Here we consider the hypergraph Turán problem in uniformly dense hypergraphs as was suggested by Erdős and Sós. Given a $3$-graph $F$, the uniform Turán density $\pi _{\boldsymbol{\therefore }}(F)$ of $F$ is defined as the supremum over all $d\in [0,1]$ for which there is an $F$-free uniformly $d$-dense $3$-graph, where uniformly $d$-dense means that every linearly sized subhypergraph has density at least $d$. Recently, Glebov, Král’, and Volec and, independently, Reiher, Rödl, and Schacht proved that $\pi _{\boldsymbol{\therefore }}(K_4^{(3)-})=\frac {1}{4}$, solving a conjecture by Erdős and Sós. Despite substantial attention, the uniform Turán density is still only known for very few hypergraphs. In particular, the problem due to Erdős and Sós to determine $\pi _{\boldsymbol{\therefore }}(K_4^{(3)})$ remains wide open.

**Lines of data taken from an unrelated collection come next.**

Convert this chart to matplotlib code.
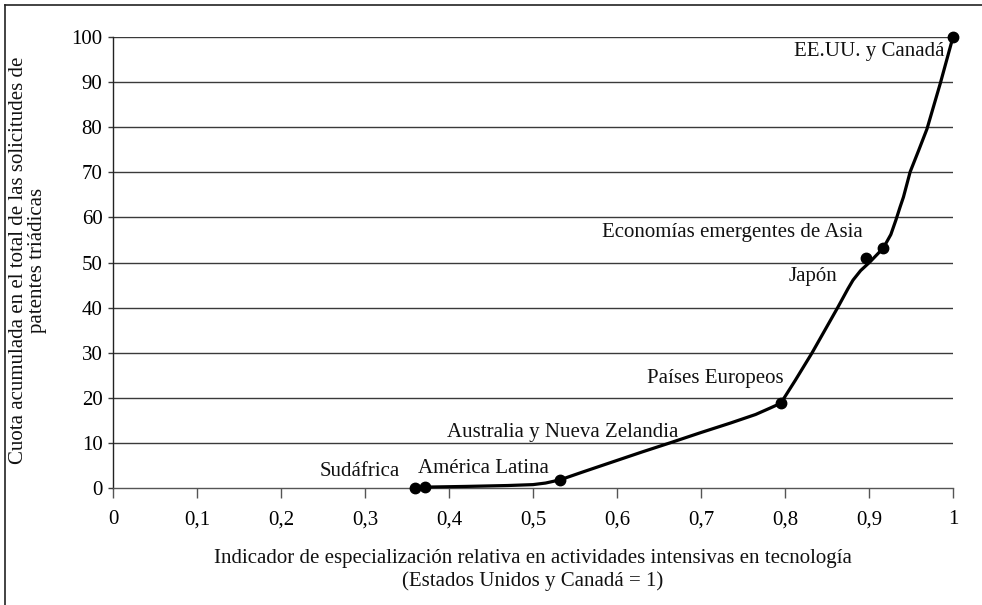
import matplotlib
matplotlib.use("Agg")
import matplotlib.pyplot as plt
from matplotlib.lines import Line2D

plt.rcParams['font.family'] = ['Liberation Serif', 'DejaVu Serif']

# Marked regions
regions = ["Sudáfrica", "América Latina", "Australia y Nueva Zelandia",
           "Países Europeos", "Japón", "Economías emergentes de Asia",
           "EE.UU. y Canadá"]
region_x = [0.359, 0.372, 0.532, 0.795, 0.897, 0.917, 1.0]
region_y = [0.1, 0.2, 1.8, 18.8, 51.0, 53.2, 100.0]

# Label anchor positions (data coords) and alignment
label_x = [0.341, 0.363, 0.398, 0.798, 0.862, 0.893, 0.990]
label_y = [3.6, 4.3, 12.3, 24.3, 46.8, 56.6, 96.7]
label_ha = ["right", "left", "left", "right", "right", "right", "right"]

# Smoothed curve
curve_x = [0.372, 0.42, 0.47, 0.50, 0.515, 0.532, 0.56, 0.595, 0.63, 0.663,
           0.70, 0.735, 0.765, 0.782, 0.795, 0.812, 0.832, 0.863, 0.875,
           0.881, 0.890, 0.901, 0.917, 0.926, 0.932, 0.937, 0.941, 0.949,
           0.959, 0.969, 0.985, 1.0]
curve_y = [0.2, 0.35, 0.55, 0.75, 1.1, 1.8, 3.6, 5.8, 8.0, 10.0, 12.3, 14.4,
           16.3, 17.7, 18.8, 23.8, 29.9, 40.1, 44.2, 46.1, 48.2, 50.1, 53.2,
           56.2, 59.4, 62.3, 64.5, 70.1, 74.8, 79.6, 89.8, 100.0]

xticks = [0, 0.1, 0.2, 0.3, 0.4, 0.5, 0.6, 0.7, 0.8, 0.9, 1.0]
xtick_labels = ["0", "0,1", "0,2", "0,3", "0,4", "0,5", "0,6", "0,7", "0,8", "0,9", "1"]
yticks = [0, 10, 20, 30, 40, 50, 60, 70, 80, 90, 100]

xlabel = ("Indicador de especialización relativa en actividades intensivas en tecnología\n"
          "(Estados Unidos y Canadá = 1)")
ylabel = ("Cuota acumulada en el total de las solicitudes de\n"
          "patentes triádicas")

FS = 15
W, H = 982, 605
fig = plt.figure(figsize=(W / 100, H / 100), dpi=100)
ax = fig.add_axes([113 / W, (H - 488) / H, 840 / W, 451 / H])

ax.set_xlim(0, 1)
ax.set_ylim(0, 100)
ax.set_xticks(xticks)
ax.set_xticklabels(xtick_labels)
ax.set_yticks(yticks)
ax.set_yticklabels([str(v) for v in yticks])

for v in yticks[1:]:
    ax.axhline(v, color="#3a3a3a", lw=1.0, zorder=1)

for s in ["top", "right"]:
    ax.spines[s].set_visible(False)
ax.spines["left"].set_color("#222222")
ax.spines["bottom"].set_color("#555555")
ax.spines["left"].set_linewidth(1.0)
ax.spines["bottom"].set_linewidth(1.0)

ax.tick_params(axis="x", direction="out", length=7.2, width=1.0, color="#555555",
               pad=9, labelsize=FS)
ax.tick_params(axis="y", direction="out", length=3.6, width=1.0, color="#3a3a3a",
               pad=4, labelsize=FS)

ax.plot(curve_x, curve_y, color="black", lw=2.3, solid_joinstyle="round",
        solid_capstyle="round", zorder=3, clip_on=False)
ax.plot(region_x, region_y, linestyle="none", marker="o", markersize=7.5,
        color="black", zorder=4, clip_on=False)

for name, lx, ly, ha in zip(regions, label_x, label_y, label_ha):
    ax.text(lx, ly, name, ha=ha, va="center", fontsize=FS, color="#111111")

fig.text(533 / W, 1 - 570 / H, xlabel, ha="center", va="center",
         fontsize=FS, linespacing=1.25, color="#111111")
fig.text(28 / W, 1 - 260 / H, ylabel, ha="center", va="center", rotation=90,
         fontsize=FS, linespacing=1.05, color="#111111", multialignment="center")

# Frame (left and top edges visible)
fig.add_artist(Line2D([5 / W, 5 / W], [0, 1 - 5 / H], transform=fig.transFigure,
                      color="#222222", lw=1.2))
fig.add_artist(Line2D([5 / W, 1], [1 - 5 / H, 1 - 5 / H], transform=fig.transFigure,
                      color="#222222", lw=1.2))

fig.savefig("out.png", dpi=100)
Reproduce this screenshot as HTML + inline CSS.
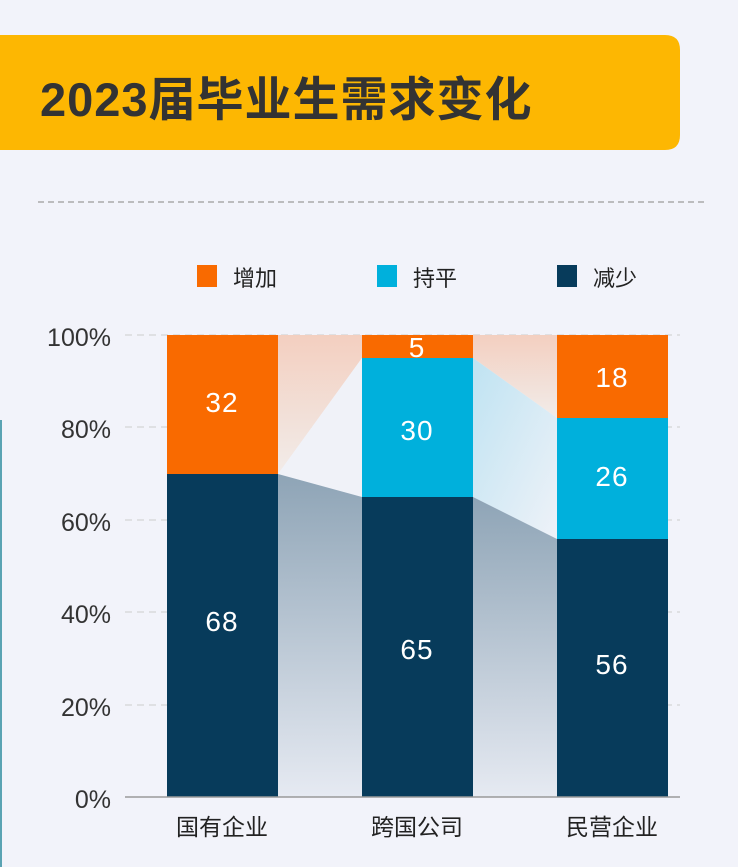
<!DOCTYPE html>
<html><head><meta charset="utf-8"><style>
body{margin:0;width:738px;height:867px;background:#f2f3fa;overflow:hidden;font-family:"Liberation Sans","Noto Sans CJK SC",sans-serif;}
</style></head><body>
<svg width="738" height="867" xmlns="http://www.w3.org/2000/svg" style="position:absolute;left:0;top:0">
<defs>
<linearGradient id="gd" x1="0" y1="0" x2="0" y2="1"><stop offset="0" stop-color="#8ea4b6"/><stop offset="1" stop-color="#e6eaf2"/></linearGradient>
<linearGradient id="go" x1="0" y1="0" x2="0" y2="1"><stop offset="0" stop-color="#f3cfc0"/><stop offset="1" stop-color="#f2ece9"/></linearGradient>
<linearGradient id="gc" x1="0" y1="0" x2="1" y2="1"><stop offset="0" stop-color="#bfe3f2"/><stop offset="1" stop-color="#eef2f8"/></linearGradient>
</defs>
<path d="M0 35 H665 Q680 35 680 50 V135 Q680 150 665 150 H0 Z" fill="#fdb702"/>
<text x="40" y="116" font-size="47" font-weight="bold" fill="#333" letter-spacing="1" font-family="Liberation Sans,Noto Sans CJK SC,sans-serif">2023届毕业生需求变化</text>
<line x1="38" y1="202" x2="705" y2="202" stroke="#aaa" stroke-width="1.5" stroke-dasharray="6,4"/>
<line x1="1" y1="420" x2="1" y2="867" stroke="#5aa3b3" stroke-width="2"/>
<rect x="197" y="265" width="20" height="22" fill="#f96a00"/><text x="233" y="286" font-size="22" fill="#222">增加</text>
<rect x="377" y="265" width="20" height="22" fill="#00b0dc"/><text x="413" y="286" font-size="22" fill="#222">持平</text>
<rect x="557" y="265" width="20" height="22" fill="#073b5b"/><text x="593" y="286" font-size="22" fill="#222">减少</text>
<g stroke="#ccc" stroke-dasharray="7,5" stroke-width="1">
<line x1="125" y1="335" x2="680" y2="335"/><line x1="125" y1="427" x2="680" y2="427"/><line x1="125" y1="520" x2="680" y2="520"/><line x1="125" y1="612" x2="680" y2="612"/><line x1="125" y1="705" x2="680" y2="705"/></g>
<g font-size="25" fill="#333" text-anchor="end">
<text x="111" y="346">100%</text><text x="111" y="438">80%</text><text x="111" y="531">60%</text><text x="111" y="623">40%</text><text x="111" y="716">20%</text><text x="111" y="808">0%</text></g>
<polygon points="278,335 362,335 362,358 278,474" fill="url(#go)"/>
<polygon points="278,474 362,358 362,497" fill="#f0f2f8"/>
<polygon points="278,474 362,497 362,797 278,797" fill="url(#gd)"/>
<polygon points="473,335 557,335 557,418 473,358" fill="url(#go)"/>
<polygon points="473,358 557,418 557,539 473,497" fill="url(#gc)"/>
<polygon points="473,497 557,539 557,797 473,797" fill="url(#gd)"/>
<rect x="167" y="335" width="111" height="139" fill="#f96a00"/><rect x="167" y="474" width="111" height="323" fill="#073b5b"/>
<rect x="362" y="335" width="111" height="23" fill="#f96a00"/><rect x="362" y="358" width="111" height="139" fill="#00b0dc"/><rect x="362" y="497" width="111" height="300" fill="#073b5b"/>
<rect x="557" y="335" width="111" height="83" fill="#f96a00"/><rect x="557" y="418" width="111" height="121" fill="#00b0dc"/><rect x="557" y="539" width="111" height="258" fill="#073b5b"/>
<line x1="125" y1="797" x2="680" y2="797" stroke="#999" stroke-width="1.5"/>
<g font-size="28" fill="#fff" text-anchor="middle" letter-spacing="1">
<text x="222" y="412">32</text><text x="222" y="631">68</text>
<text x="417" y="357">5</text><text x="417" y="440">30</text><text x="417" y="659">65</text>
<text x="612" y="387">18</text><text x="612" y="486">26</text><text x="612" y="674">56</text></g>
<g font-size="23" fill="#222" text-anchor="middle">
<text x="222" y="835">国有企业</text><text x="417" y="835">跨国公司</text><text x="612" y="835">民营企业</text></g>
</svg>
</body></html>
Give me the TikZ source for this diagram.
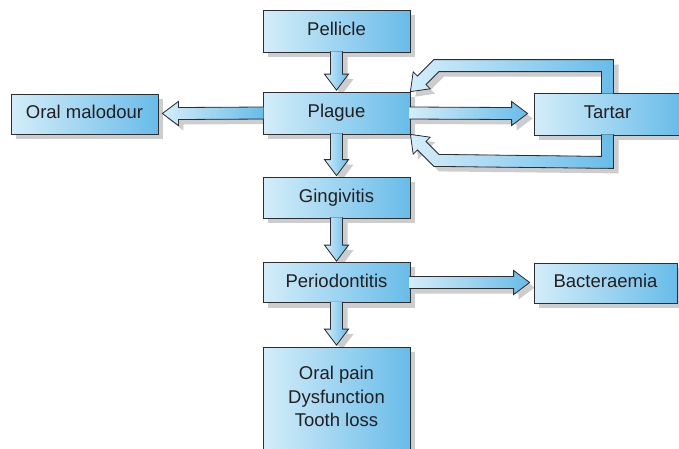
\documentclass[tikz,border=0pt]{standalone}
\usepackage{fontspec}
\setmainfont{Liberation Sans}
\usetikzlibrary{calc}
\pgfdeclarelayer{shadow}
\pgfsetlayers{shadow,main}

\definecolor{boxlight}{RGB}{212,237,249}
\definecolor{boxdark}{RGB}{104,188,233}
\definecolor{edgec}{RGB}{45,45,50}
\definecolor{shadowc}{RGB}{205,205,205}
\definecolor{textc}{RGB}{35,31,32}

\tikzset{
  stagefont/.style={font=\fontsize{18.5}{23.5}\selectfont, text=textc},
  stagebox/.style={stagefont, draw=edgec, line width=0.8pt,
    left color=boxlight, right color=boxdark, inner sep=0pt,
    minimum width=147pt, text height=13pt, text depth=4pt},
  outline/.style={draw=edgec, line width=0.8pt, line join=miter},
}

% a block shape: grey offset shadow behind everything, shaded body, open outline
\newcommand\blockshape[1]{%
  \begin{pgfonlayer}{shadow}
    \fill[shadowc, transform canvas={shift={(5pt,-5pt)}}] #1 -- cycle;
  \end{pgfonlayer}
  \fill[left color=boxlight, right color=boxdark] #1 -- cycle;
  \draw[outline] #1;
}
% block arrows: #1 = anchor on the source box, #2 = tip coordinate
\newcommand\downblock[2]{\blockshape{($(#1)+(-6,-1)$) -- ($(#2)+(-6,-16)$)
  -- ($(#2)+(-12,-16)$) -- (#2) -- ($(#2)+(12,-16)$) -- ($(#2)+(6,-16)$)
  -- ($(#1)+(6,-1)$)}}
\newcommand\rightblock[2]{\blockshape{($(#1)+(-1,-6)$) -- ($(#2)+(-16,-6)$)
  -- ($(#2)+(-16,-12)$) -- (#2) -- ($(#2)+(-16,12)$) -- ($(#2)+(-16,6)$)
  -- ($(#1)+(-1,6)$)}}
\newcommand\leftblock[2]{\blockshape{($(#1)+(1,-6)$) -- ($(#2)+(16,-6)$)
  -- ($(#2)+(16,-12)$) -- (#2) -- ($(#2)+(16,12)$) -- ($(#2)+(16,6)$)
  -- ($(#1)+(1,6)$)}}

\begin{document}
\begin{tikzpicture}[x=1pt, y=-1pt]
\useasboundingbox (0,0) rectangle (679,448);
\begin{pgfonlayer}{shadow}
  \fill[white] (0,0) rectangle (679,448);
\end{pgfonlayer}

% stages
\node[stagebox, minimum height=42pt] (pel) at (336.5,31) {Pellicle};
\node[stagebox, minimum height=42pt] (pla) at (336.5,113) {Plague};
\node[stagebox, minimum height=41pt] (gin) at (336.5,197.5) {Gingivitis};
\node[stagebox, minimum height=40pt] (per) at (336.5,282.5) {Periodontitis};
\node[stagebox, minimum height=108pt] (out) at (336.5,401) {};
\node[stagefont, align=center, inner sep=0pt] (outtxt) at ($(out.north)+(0,50)$)
  {Oral pain\\Dysfunction\\Tooth loss};
\node[stagebox, minimum height=40pt] (mal) at (84.5,114) {Oral malodour};
\node[stagebox, minimum height=42pt] (tar) at (607.5,114) {Tartar};
\node[stagebox, minimum height=40pt, minimum width=143pt] (bac) at (605.5,283) {Bacteraemia};

\begin{pgfonlayer}{shadow}
  \foreach \n in {pel,pla,gin,per,out,mal,tar,bac}
    \fill[shadowc] ([shift={(5,5)}]\n.south west) rectangle ([shift={(5,5)}]\n.north east);
\end{pgfonlayer}

% arrow tips
\coordinate (tPla) at ($(pla.north)+(0,-1.5)$);
\coordinate (tGin) at ($(gin.north)+(0,-1)$);
\coordinate (tPer) at ($(per.north)+(0,-1)$);
\coordinate (tOut) at ($(out.north)+(0,-1.5)$);
\coordinate (tMal) at ($(mal.east |- pla.east)+(4,0.5)$);
\coordinate (tTar) at ($(tar.west |- pla.east)+(-6,0.5)$);
\coordinate (tBac) at ($(bac.west |- per.east)+(-4,0)$);

% main chain
\downblock{pel.south}{tPla}
\downblock{pla.south}{tGin}
\downblock{gin.south}{tPer}
\downblock{per.south}{tOut}

% side branches
\leftblock{pla.west}{tMal}
\rightblock{pla.east}{tTar}
\rightblock{per.east}{tBac}

% tartar feeding back into plague, above and below
\coordinate (T) at (pla.north east);
\coordinate (S) at (tar.north);
\coordinate (B) at (pla.south east);
\coordinate (R) at (tar.south);
\blockshape{($(S)+(6,1)$) -- ($(S)+(6,-33)$) -- ($(T)+(23.51,-32)$)
  -- ($(T)+(7.07,-15.55)$) -- ($(T)+(2.82,-19.8)$) -- (T)
  -- ($(T)+(19.8,-2.82)$) -- ($(T)+(15.56,-7.06)$) -- ($(T)+(28.49,-20)$)
  -- ($(S)+(-6,-21)$) -- ($(S)+(-6,1)$)}
\blockshape{($(R)+(6,-1)$) -- ($(R)+(6,33)$) -- ($(B)+(23.51,32)$)
  -- ($(B)+(7.07,15.55)$) -- ($(B)+(2.82,19.8)$) -- (B)
  -- ($(B)+(19.8,2.82)$) -- ($(B)+(15.56,7.06)$) -- ($(B)+(28.49,20)$)
  -- ($(R)+(-6,21)$) -- ($(R)+(-6,-1)$)}
\end{tikzpicture}
\end{document}
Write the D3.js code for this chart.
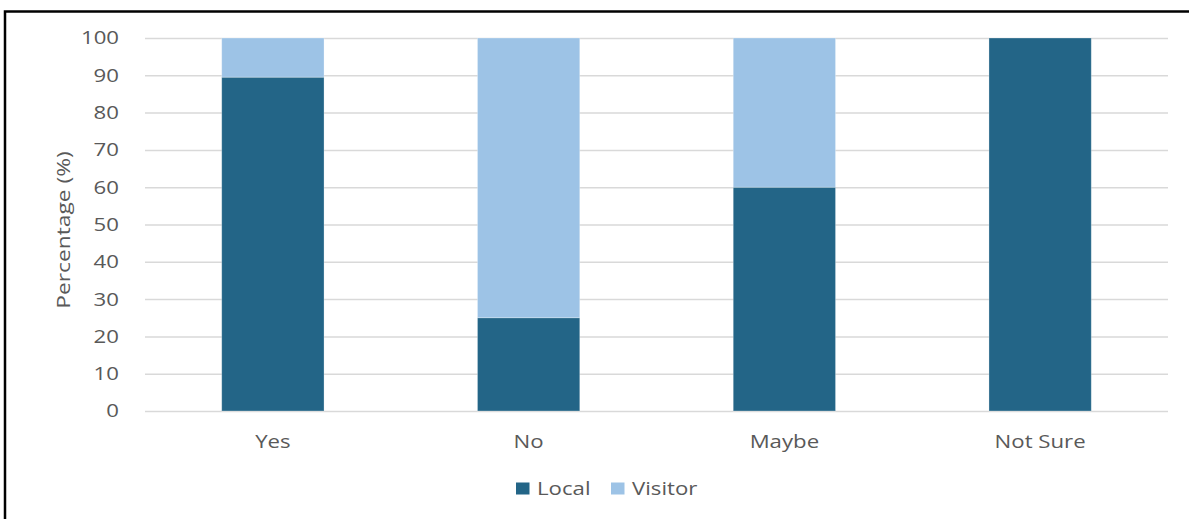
<!DOCTYPE html>
<html><head><meta charset="utf-8">
<script src="https://cdn.jsdelivr.net/npm/d3@7"></script>
<style>body{margin:0;background:#fff;}svg{display:block;}</style>
</head><body>
<svg id="c" width="1189" height="519"></svg>
<script>
const categories = ["Yes", "No", "Maybe", "Not Sure"];
const localValues = [89.5, 25, 60, 100];
const visitorValues = [10.5, 75, 40, 0];
const seriesNames = ["Local", "Visitor"];
const seriesColors = ["#236587", "#9dc3e6"];
const yTicks = [0,10,20,30,40,50,60,70,80,90,100];

const svg = d3.select("#c");
const font = "'Open Sans', 'Noto Sans', sans-serif";
const textColor = "#595959";
const sx = 1.2;

// border
svg.append("path").attr("d","M5,519 L5,11.5 L1189,11.5").attr("fill","none").attr("stroke","#000").attr("stroke-width",2.5);

const x = d3.scaleBand().domain(categories).range([145,1168]).paddingInner(0.6).paddingOuter(0.3);
const y = d3.scaleLinear().domain([0,100]).range([411,38]);

// gridlines + y tick labels
const yAxis = d3.axisLeft(y).tickValues(yTicks).tickSize(-(1168-145)).tickPadding(26);
const gy = svg.append("g").attr("transform","translate(145,0)").call(yAxis);
gy.select(".domain").remove();
gy.selectAll(".tick line").attr("stroke","#d9d9d9").attr("stroke-width",1.5);
gy.selectAll(".tick text").attr("fill",textColor).style("font-family",font).style("font-size","18.5px")
  .attr("x",0).attr("transform",`translate(-26,0) scale(${sx},1)`);

const stackData = categories.map((c,i)=>({cat:c, Local:localValues[i], Visitor:visitorValues[i]}));
const stacked = d3.stack().keys(seriesNames)(stackData);
svg.append("g").selectAll("g").data(stacked).join("g")
  .attr("fill",(d,i)=>seriesColors[i])
  .selectAll("rect").data(d=>d).join("rect")
  .attr("x",d=>x(d.data.cat)).attr("width",x.bandwidth())
  .attr("y",d=>y(d[1])).attr("height",d=>y(d[0])-y(d[1]))
  .attr("stroke","#ffffff").attr("stroke-opacity",0.35).attr("stroke-width",0.8);

// x axis labels
const xAxis = d3.axisBottom(x).tickSize(0).tickPadding(24);
const gx = svg.append("g").attr("transform","translate(0,411)").call(xAxis);
gx.select(".domain").remove();
gx.selectAll(".tick text").attr("fill",textColor).style("font-family",font).style("font-size","18.5px")
  .attr("transform",`scale(${sx},1)`);

// y title
svg.append("text").attr("transform",`translate(70,230) rotate(-90) scale(${sx},1)`).attr("text-anchor","middle")
  .attr("fill",textColor).style("font-family",font).style("font-size","19px").text("Percentage (%)");

// legend
const legend = svg.append("g");
const legX = [516, 611];
seriesNames.forEach((n,i)=>{
  legend.append("rect").attr("x",legX[i]).attr("y",482.5).attr("width",13.5).attr("height",12).attr("fill",seriesColors[i]);
  legend.append("text").attr("transform",`translate(${legX[i]+21},495) scale(${sx},1)`).attr("fill",textColor)
    .style("font-family",font).style("font-size","18.5px").text(n);
});
</script>
</body></html>
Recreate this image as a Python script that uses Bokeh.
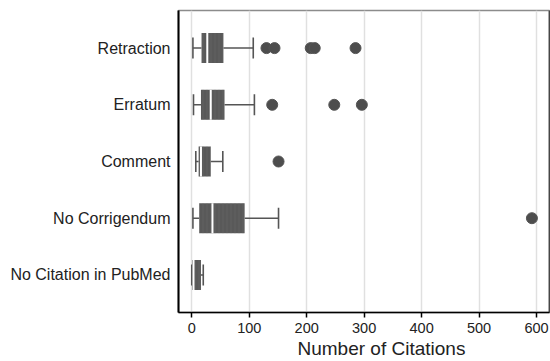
from bokeh.plotting import figure
from bokeh.models import FactorRange, Range1d, FixedTicker, Span, Title
from bokeh.embed import file_html
from bokeh.resources import INLINE

categories = ["Retraction", "Erratum", "Comment", "No Corrigendum", "No Citation in PubMed"]
whisker_low = [2, 3, 7, 2, 0]
q1 = [17, 16, 12, 13, 0.5]
median = [27, 33, 16, 36, 3]
q3 = [55, 57, 33, 92, 16]
whisker_high = [107, 109, 54, 151, 20]
outlier_cat = ["Retraction"] * 5 + ["Erratum"] * 3 + ["Comment"] + ["No Corrigendum"]
outlier_val = [130, 144, 207, 214, 285, 140, 248, 296, 151, 592]
x_ticks = [0, 100, 200, 300, 400, 500, 600]
x_start, x_end = -23.1, 622.6

FONT = "Liberation Sans"
BOX = "#595959"
LINE = "#555555"

p = figure(width=550, height=361, output_backend="svg", toolbar_location=None, title=None,
           y_range=FactorRange(factors=list(reversed(categories)), range_padding=0.163,
                               range_padding_units="absolute"),
           x_range=Range1d(x_start, x_end),
           min_border_left=178, min_border_top=10, min_border_right=1, min_border_bottom=49)

# whiskers
p.segment(x0=whisker_low, y0=categories, x1=q1, y1=categories, line_color=LINE, line_width=1.5)
p.segment(x0=q3, y0=categories, x1=whisker_high, y1=categories, line_color=LINE, line_width=1.5)
p.rect(x=whisker_low, y=categories, width=1.6, width_units="screen", height=0.37,
       fill_color=LINE, line_color=None)
p.rect(x=whisker_high, y=categories, width=1.6, width_units="screen", height=0.37,
       fill_color=LINE, line_color=None)
# boxes
p.hbar(y=categories, left=q1, right=q3, height=0.53, fill_color=BOX, line_color=None,
       hatch_pattern="vertical_line", hatch_color="#686868", hatch_scale=4, hatch_weight=1, hatch_alpha=0.45)
# medians
p.rect(x=median, y=categories, width=2, width_units="screen", height=0.53,
       fill_color="white", line_color=None)
# outliers
p.scatter(x=outlier_val, y=outlier_cat, size=11, fill_color="#4d4d4d", line_color="#555555")

p.outline_line_color = "#8c8c8c"
p.outline_line_width = 1.5
p.add_layout(Span(location=x_end, dimension="height", line_color="black", line_width=1.5))
p.ygrid.grid_line_color = None
p.xgrid.grid_line_color = "#e0e0e0"
p.xgrid.grid_line_width = 1.5
p.xaxis.ticker = FixedTicker(ticks=x_ticks)
p.xaxis.major_label_text_font = FONT
p.xaxis.major_label_text_font_size = "14.5px"
p.xaxis.major_label_text_color = "#222222"
p.xaxis.major_label_standoff = 5
p.xaxis.major_tick_out = 5
p.xaxis.major_tick_in = 0
p.xaxis.minor_tick_line_color = None
p.xaxis.axis_line_color = "black"
p.xaxis.axis_line_width = 1.5
p.xaxis.major_tick_line_color = "black"
p.xaxis.major_tick_line_width = 1.5

p.yaxis.major_label_text_font = FONT
p.yaxis.major_label_text_font_size = "16px"
p.yaxis.major_label_text_color = "#222222"
p.yaxis.major_tick_line_color = None
p.yaxis.major_tick_out = 0
p.yaxis.major_label_standoff = 8
p.yaxis.axis_line_color = "black"
p.yaxis.axis_line_width = 2

xlabel = Title(text="Number of Citations", align="left", offset=119, standoff=1,
               text_font=FONT, text_font_style="normal", text_font_size="19px",
               text_color="#222222")
p.add_layout(xlabel, "below")

open("out.html", "w").write(file_html(p, INLINE))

In this work, we determine the uniform Turán density of the $3$-graph on five vertices that is obtained from $K_4^{(3)-}$ by adding an additional vertex whose link forms a matching on the vertices of $K_4^{(3)-}$. Further, we point to two natural intermediate problems on the way to determining $\pi _{\boldsymbol{\therefore }}(K_4^{(3)})$, and solve the first of these.